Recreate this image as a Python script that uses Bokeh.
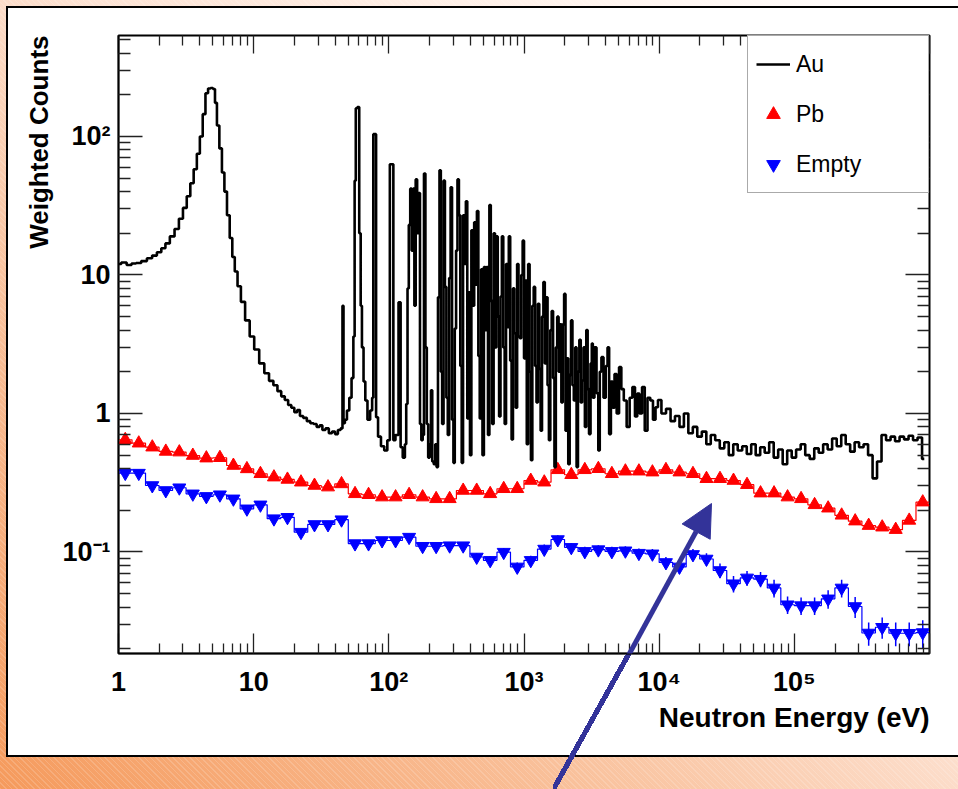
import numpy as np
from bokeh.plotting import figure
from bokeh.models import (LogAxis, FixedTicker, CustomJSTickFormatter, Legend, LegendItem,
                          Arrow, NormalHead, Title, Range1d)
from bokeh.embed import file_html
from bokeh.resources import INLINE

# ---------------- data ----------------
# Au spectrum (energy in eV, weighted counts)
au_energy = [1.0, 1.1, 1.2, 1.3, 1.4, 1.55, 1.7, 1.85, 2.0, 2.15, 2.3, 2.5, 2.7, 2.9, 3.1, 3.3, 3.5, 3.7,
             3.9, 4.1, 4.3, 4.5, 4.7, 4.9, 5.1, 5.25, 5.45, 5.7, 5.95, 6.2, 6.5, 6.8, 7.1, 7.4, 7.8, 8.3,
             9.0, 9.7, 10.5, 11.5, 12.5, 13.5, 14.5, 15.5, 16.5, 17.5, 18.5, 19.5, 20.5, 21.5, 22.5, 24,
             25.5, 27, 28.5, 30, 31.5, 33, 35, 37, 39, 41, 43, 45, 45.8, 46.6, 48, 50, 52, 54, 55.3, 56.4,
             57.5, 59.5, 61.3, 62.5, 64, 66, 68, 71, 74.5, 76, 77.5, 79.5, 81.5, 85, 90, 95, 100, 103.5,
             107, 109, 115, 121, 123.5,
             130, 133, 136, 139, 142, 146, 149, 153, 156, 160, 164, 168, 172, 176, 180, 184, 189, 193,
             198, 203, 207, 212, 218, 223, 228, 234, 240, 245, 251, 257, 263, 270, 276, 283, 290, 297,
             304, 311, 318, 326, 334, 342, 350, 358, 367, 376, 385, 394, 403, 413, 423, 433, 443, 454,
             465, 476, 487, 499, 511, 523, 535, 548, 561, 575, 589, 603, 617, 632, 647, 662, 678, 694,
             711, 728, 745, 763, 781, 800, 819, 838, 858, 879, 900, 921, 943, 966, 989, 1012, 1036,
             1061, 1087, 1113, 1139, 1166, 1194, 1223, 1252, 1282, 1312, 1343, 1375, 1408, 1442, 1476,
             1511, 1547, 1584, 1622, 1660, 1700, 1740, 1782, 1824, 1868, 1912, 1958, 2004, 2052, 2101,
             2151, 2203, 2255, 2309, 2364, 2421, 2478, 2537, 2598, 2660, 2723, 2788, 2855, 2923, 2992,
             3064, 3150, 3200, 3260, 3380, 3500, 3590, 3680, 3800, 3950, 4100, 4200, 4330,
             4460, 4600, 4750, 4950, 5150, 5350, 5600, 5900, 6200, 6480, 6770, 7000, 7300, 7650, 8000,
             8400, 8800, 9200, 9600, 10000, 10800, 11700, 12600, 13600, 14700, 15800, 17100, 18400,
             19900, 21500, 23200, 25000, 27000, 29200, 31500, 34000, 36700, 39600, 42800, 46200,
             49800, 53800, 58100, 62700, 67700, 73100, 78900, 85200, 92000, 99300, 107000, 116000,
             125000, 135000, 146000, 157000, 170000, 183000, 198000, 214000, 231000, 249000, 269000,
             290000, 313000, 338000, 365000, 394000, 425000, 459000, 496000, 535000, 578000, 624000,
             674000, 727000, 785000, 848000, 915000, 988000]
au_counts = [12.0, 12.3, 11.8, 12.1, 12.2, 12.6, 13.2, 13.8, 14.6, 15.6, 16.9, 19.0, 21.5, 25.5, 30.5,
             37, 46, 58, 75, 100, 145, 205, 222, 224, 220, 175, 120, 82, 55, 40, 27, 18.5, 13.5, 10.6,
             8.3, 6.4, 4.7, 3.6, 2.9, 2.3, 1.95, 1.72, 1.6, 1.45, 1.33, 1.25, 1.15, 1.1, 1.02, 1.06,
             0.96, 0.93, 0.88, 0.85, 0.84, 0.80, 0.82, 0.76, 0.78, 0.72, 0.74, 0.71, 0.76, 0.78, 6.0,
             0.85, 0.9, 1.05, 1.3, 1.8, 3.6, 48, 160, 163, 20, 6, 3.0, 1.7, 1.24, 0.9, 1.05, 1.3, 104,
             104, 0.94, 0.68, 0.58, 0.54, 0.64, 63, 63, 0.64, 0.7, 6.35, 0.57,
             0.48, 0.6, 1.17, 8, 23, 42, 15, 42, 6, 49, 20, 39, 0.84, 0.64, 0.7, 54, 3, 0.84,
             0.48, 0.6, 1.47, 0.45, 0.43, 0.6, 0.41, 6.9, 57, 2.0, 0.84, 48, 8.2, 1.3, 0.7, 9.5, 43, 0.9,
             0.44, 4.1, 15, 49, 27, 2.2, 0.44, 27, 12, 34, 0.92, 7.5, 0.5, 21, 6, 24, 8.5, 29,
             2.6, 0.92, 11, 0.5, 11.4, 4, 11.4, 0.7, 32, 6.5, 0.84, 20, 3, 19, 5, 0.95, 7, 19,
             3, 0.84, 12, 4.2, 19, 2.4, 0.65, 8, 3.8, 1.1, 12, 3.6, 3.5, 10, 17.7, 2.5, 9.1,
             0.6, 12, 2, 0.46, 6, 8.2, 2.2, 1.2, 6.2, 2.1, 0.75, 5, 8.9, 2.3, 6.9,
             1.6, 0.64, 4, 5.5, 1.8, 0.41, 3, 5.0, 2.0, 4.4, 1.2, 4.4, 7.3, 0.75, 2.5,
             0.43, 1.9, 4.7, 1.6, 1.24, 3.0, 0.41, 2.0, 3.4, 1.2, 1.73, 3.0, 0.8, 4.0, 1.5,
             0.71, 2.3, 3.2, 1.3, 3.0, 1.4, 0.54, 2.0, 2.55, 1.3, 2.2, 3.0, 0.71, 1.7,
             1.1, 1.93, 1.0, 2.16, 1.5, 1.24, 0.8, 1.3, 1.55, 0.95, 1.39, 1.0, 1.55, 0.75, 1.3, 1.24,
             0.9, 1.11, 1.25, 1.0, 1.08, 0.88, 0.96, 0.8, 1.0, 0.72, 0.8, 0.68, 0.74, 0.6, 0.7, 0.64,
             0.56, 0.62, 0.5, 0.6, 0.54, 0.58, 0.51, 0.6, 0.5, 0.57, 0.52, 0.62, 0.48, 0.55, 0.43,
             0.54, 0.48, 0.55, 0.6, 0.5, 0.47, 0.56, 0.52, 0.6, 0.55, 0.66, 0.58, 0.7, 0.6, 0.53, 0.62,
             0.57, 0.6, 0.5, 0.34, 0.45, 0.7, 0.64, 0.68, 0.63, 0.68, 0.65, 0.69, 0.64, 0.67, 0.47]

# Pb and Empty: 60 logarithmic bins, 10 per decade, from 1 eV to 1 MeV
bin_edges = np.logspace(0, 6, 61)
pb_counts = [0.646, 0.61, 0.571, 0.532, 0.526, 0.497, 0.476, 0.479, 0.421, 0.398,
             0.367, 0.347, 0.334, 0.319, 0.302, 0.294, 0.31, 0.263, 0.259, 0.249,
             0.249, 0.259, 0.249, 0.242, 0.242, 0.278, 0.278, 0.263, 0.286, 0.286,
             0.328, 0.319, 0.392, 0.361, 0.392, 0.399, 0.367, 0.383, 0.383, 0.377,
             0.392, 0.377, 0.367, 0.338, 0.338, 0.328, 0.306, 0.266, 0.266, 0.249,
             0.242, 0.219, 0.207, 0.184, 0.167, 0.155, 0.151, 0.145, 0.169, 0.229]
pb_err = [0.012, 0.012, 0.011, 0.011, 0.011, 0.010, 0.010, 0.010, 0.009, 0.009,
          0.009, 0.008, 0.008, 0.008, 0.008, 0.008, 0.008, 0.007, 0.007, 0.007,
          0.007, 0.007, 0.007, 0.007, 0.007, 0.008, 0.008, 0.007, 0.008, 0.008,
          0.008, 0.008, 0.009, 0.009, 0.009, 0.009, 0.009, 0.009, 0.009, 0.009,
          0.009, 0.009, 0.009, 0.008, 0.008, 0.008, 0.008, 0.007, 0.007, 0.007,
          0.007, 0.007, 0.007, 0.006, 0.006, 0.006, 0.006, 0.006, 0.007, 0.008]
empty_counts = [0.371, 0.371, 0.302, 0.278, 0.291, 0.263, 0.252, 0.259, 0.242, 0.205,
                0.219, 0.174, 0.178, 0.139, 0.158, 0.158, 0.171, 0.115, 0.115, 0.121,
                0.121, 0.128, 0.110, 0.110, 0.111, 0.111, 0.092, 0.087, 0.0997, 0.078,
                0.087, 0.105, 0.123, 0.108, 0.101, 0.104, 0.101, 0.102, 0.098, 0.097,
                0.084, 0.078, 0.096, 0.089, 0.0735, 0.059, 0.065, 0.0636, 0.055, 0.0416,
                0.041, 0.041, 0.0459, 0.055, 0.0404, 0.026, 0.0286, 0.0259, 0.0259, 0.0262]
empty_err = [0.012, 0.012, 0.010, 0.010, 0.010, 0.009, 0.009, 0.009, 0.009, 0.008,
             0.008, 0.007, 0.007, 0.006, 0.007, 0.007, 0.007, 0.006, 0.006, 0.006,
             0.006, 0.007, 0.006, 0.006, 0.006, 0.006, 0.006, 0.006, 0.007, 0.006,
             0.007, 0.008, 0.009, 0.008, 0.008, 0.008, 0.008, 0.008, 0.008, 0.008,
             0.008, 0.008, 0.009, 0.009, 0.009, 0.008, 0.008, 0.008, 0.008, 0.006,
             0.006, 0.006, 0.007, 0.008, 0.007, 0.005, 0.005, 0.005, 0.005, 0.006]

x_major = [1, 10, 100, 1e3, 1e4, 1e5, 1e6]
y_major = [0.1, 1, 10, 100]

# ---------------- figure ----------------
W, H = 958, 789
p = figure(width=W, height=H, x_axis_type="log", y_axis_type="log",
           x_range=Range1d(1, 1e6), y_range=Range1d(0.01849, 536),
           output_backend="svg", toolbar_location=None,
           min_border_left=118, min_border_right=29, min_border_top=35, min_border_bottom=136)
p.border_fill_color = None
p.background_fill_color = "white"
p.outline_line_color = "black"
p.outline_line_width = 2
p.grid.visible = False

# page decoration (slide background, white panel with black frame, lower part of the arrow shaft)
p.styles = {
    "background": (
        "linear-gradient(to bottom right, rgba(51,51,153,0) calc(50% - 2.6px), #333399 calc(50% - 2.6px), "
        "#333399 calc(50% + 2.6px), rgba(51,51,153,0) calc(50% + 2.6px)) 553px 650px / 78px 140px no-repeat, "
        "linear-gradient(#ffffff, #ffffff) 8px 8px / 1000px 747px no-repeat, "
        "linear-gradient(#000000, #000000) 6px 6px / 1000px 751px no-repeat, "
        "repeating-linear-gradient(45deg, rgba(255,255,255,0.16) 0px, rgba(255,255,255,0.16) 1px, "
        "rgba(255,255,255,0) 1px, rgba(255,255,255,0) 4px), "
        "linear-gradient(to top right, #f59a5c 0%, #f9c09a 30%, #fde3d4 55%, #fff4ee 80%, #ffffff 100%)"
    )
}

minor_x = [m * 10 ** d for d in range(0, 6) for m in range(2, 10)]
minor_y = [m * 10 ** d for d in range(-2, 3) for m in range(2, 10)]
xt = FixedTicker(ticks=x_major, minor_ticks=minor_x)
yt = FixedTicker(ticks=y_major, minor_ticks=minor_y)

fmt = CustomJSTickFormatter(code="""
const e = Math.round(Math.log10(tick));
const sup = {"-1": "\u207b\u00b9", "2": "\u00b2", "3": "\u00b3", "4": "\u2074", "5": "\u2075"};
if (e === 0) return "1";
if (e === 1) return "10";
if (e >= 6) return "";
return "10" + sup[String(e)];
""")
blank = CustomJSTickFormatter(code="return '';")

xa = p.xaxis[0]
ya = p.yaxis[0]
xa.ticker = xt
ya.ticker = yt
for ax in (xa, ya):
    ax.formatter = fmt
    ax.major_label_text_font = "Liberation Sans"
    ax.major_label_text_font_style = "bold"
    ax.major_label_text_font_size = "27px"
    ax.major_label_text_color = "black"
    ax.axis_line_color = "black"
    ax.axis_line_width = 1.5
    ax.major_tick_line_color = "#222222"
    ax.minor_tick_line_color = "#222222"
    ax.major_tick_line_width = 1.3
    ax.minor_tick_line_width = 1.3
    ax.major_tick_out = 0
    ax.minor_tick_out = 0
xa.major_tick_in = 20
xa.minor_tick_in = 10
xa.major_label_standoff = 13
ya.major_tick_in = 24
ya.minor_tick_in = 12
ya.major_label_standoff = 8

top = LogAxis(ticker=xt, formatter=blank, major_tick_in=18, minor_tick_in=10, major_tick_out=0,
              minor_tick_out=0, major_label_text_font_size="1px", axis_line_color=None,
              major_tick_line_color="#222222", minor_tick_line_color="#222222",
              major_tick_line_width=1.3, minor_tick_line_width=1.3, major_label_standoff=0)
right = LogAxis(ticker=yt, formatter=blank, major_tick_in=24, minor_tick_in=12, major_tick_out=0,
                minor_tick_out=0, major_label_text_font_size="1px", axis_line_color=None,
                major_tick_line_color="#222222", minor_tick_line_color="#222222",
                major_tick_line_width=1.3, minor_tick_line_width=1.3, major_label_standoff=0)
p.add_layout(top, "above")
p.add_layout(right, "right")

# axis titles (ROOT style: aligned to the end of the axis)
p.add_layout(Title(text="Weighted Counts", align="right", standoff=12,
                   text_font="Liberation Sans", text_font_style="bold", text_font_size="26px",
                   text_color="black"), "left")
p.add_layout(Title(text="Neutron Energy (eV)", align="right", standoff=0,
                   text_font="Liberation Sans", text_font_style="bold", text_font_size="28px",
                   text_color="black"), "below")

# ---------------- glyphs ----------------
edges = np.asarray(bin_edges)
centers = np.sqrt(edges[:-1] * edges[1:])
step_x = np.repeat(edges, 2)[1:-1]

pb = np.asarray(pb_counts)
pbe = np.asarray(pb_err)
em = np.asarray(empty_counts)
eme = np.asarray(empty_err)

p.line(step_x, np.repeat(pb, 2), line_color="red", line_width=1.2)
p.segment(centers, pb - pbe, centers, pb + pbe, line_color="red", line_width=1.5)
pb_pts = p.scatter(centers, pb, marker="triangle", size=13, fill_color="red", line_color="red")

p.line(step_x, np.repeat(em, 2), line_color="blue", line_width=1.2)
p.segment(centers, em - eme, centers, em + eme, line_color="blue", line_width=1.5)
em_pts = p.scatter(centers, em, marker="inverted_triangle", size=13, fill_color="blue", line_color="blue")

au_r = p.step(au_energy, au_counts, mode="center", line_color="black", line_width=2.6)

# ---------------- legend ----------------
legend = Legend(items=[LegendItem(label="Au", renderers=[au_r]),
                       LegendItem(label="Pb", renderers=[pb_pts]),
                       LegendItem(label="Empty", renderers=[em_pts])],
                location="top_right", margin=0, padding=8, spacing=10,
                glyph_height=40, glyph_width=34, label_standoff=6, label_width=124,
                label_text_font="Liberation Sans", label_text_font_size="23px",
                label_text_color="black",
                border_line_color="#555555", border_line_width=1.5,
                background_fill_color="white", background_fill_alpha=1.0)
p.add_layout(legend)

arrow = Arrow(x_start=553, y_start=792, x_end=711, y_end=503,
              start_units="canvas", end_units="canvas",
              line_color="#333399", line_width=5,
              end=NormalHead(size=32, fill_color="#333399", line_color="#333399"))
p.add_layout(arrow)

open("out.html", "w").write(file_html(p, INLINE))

══════════════════════════════

Repeat the lines of the listing above verbatim, beginning at its first line and ending at the line containing "from bokeh.resources import INLINE", which is included. Omit pictures.

WRITTEN SOLUTION.
Recreate this image as a Python script that uses Bokeh.
import numpy as np
from bokeh.plotting import figure
from bokeh.models import (LogAxis, FixedTicker, CustomJSTickFormatter, Legend, LegendItem,
                          Arrow, NormalHead, Title, Range1d)
from bokeh.embed import file_html
from bokeh.resources import INLINE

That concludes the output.